YOUR OBJECTIVE. In the lines below, output everything from the first line through the line containing "TXT_SHIFT = 7" exactly as it is. Pictures are not part of the output.

DATASET EXTRACT.
※ ※ ※
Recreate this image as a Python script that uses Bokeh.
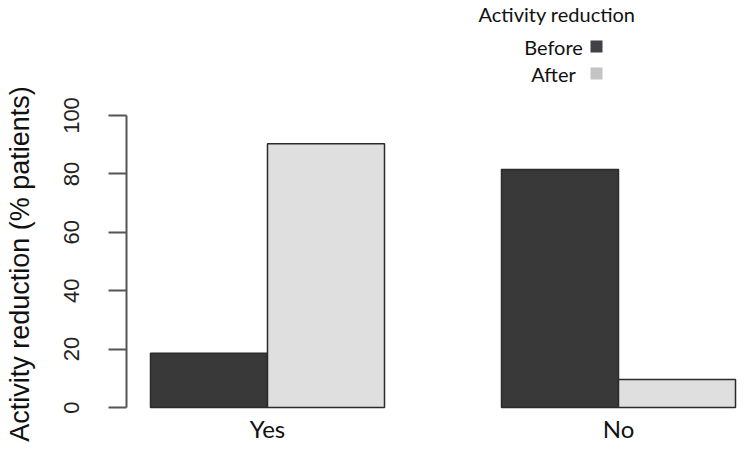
from bokeh.plotting import figure
from bokeh.layouts import column
from bokeh.models import ColumnDataSource, Range1d, FixedTicker
from bokeh.embed import file_html
from bokeh.resources import INLINE
from bokeh.core.properties import value

# ---- data ----
groups = ["Yes", "No"]
series = ["Before", "After"]
before = [18.6, 81.5]
after = [90.3, 9.6]
y_ticks = [0, 20, 40, 60, 80, 100]
legend_title = "Activity reduction"
y_title = "Activity reduction (% patients)"

# ---- style ----
bar_colors = {"Before": "#393939", "After": "#dfdfdf"}
legend_colors = {"Before": "#404046", "After": "#c4c4c4"}

W = 738
LEG_H = 84
MAIN_H = 452 - LEG_H
frame_left = 126
TXT_SHIFT = 7   # Lato baseline correction observed in rendering

# ---------------- legend strip (pixel space) ----------------
leg = figure(width=W, height=LEG_H, output_backend="svg", toolbar_location=None,
             x_range=Range1d(frame_left, W), y_range=Range1d(LEG_H, 0),
             x_axis_type=None, y_axis_type=None,
             min_border_left=frame_left, min_border_right=0, min_border_top=0,
             min_border_bottom=0)
leg.outline_line_color = None
leg.grid.visible = False
leg.text(x=[478], y=[20 - TXT_SHIFT], text=[legend_title], text_font=value("Lato"),
         text_font_size="20px", text_align="left", text_baseline="alphabetic",
         text_color="#111111")
leg_rows = [46, 73]   # swatch centres (px)
leg.text(x=[553] * len(series), y=[r + 7 - TXT_SHIFT for r in leg_rows], text=series,
         text_font=value("Lato"), text_font_size="20px", text_align="center",
         text_baseline="alphabetic", text_color="#111111")
leg.scatter(x=[596] * len(series), y=leg_rows, marker="square", size=12,
            fill_color=[legend_colors[s] for s in series], line_color=None)

# ---------------- main bar chart ----------------
frame_top = 114 - LEG_H
frame_bottom = 413 - LEG_H
x_start, x_end = 0.7949, 6.0256
y_start, y_end = -2.05, 100.34

vals = {"Before": before, "After": after}
xs, tops, fills = [], [], []
for gi, g in enumerate(groups):
    for si, s in enumerate(series):
        left = 1 + gi * (len(series) + 1) + si
        xs.append(left + 0.5)
        tops.append(vals[s][gi])
        fills.append(bar_colors[s])
group_centers = [1 + gi * (len(series) + 1) + len(series) / 2 for gi in range(len(groups))]

src = ColumnDataSource(dict(x=xs, top=tops, fill=fills))

p = figure(width=W, height=MAIN_H, output_backend="svg", toolbar_location=None,
           x_range=Range1d(x_start, x_end), y_range=Range1d(y_start, y_end),
           min_border_left=frame_left, min_border_right=0, min_border_top=frame_top,
           min_border_bottom=MAIN_H - frame_bottom)
p.outline_line_color = None
p.grid.visible = False
p.background_fill_color = "white"
p.border_fill_color = "white"

p.vbar(x="x", top="top", bottom=0, width=1.0, source=src, fill_color="fill",
       line_color="#2b2b2b", line_width=1.5)

ya = p.yaxis[0]
ya.ticker = FixedTicker(ticks=y_ticks)
ya.bounds = (0, 100)
ya.axis_line_color = "#555555"
ya.axis_line_width = 2
ya.major_tick_line_color = "#555555"
ya.major_tick_line_width = 2
ya.major_tick_in = 0
ya.major_tick_out = 18
ya.minor_tick_line_color = None
ya.major_label_orientation = "parallel"
ya.major_label_text_font = "Liberation Sans"
ya.major_label_text_font_size = "22px"
ya.major_label_text_color = "#222222"
ya.major_label_standoff = 29
ya.axis_label = y_title
ya.axis_label_text_font = "Liberation Sans"
ya.axis_label_text_font_size = "27px"
ya.axis_label_text_font_style = "normal"
ya.axis_label_text_color = "#111111"
ya.axis_label_standoff = 27

xa = p.xaxis[0]
xa.ticker = FixedTicker(ticks=group_centers)
xa.major_label_overrides = {c: g for c, g in zip(group_centers, groups)}
xa.axis_line_color = None
xa.major_tick_line_color = None
xa.major_tick_out = 0
xa.minor_tick_line_color = None
xa.major_label_text_font = "Lato"
xa.major_label_text_font_size = "24px"
xa.major_label_text_color = "#111111"
xa.major_label_standoff = 0

layout = column(leg, p, spacing=0)
open("out.html", "w").write(file_html(layout, INLINE))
※ ※ ※
THE RESULT.
Recreate this image as a Python script that uses Bokeh.
from bokeh.plotting import figure
from bokeh.layouts import column
from bokeh.models import ColumnDataSource, Range1d, FixedTicker
from bokeh.embed import file_html
from bokeh.resources import INLINE
from bokeh.core.properties import value

# ---- data ----
groups = ["Yes", "No"]
series = ["Before", "After"]
before = [18.6, 81.5]
after = [90.3, 9.6]
y_ticks = [0, 20, 40, 60, 80, 100]
legend_title = "Activity reduction"
y_title = "Activity reduction (% patients)"

# ---- style ----
bar_colors = {"Before": "#393939", "After": "#dfdfdf"}
legend_colors = {"Before": "#404046", "After": "#c4c4c4"}

W = 738
LEG_H = 84
MAIN_H = 452 - LEG_H
frame_left = 126
TXT_SHIFT = 7   # Lato baseline correction observed in rendering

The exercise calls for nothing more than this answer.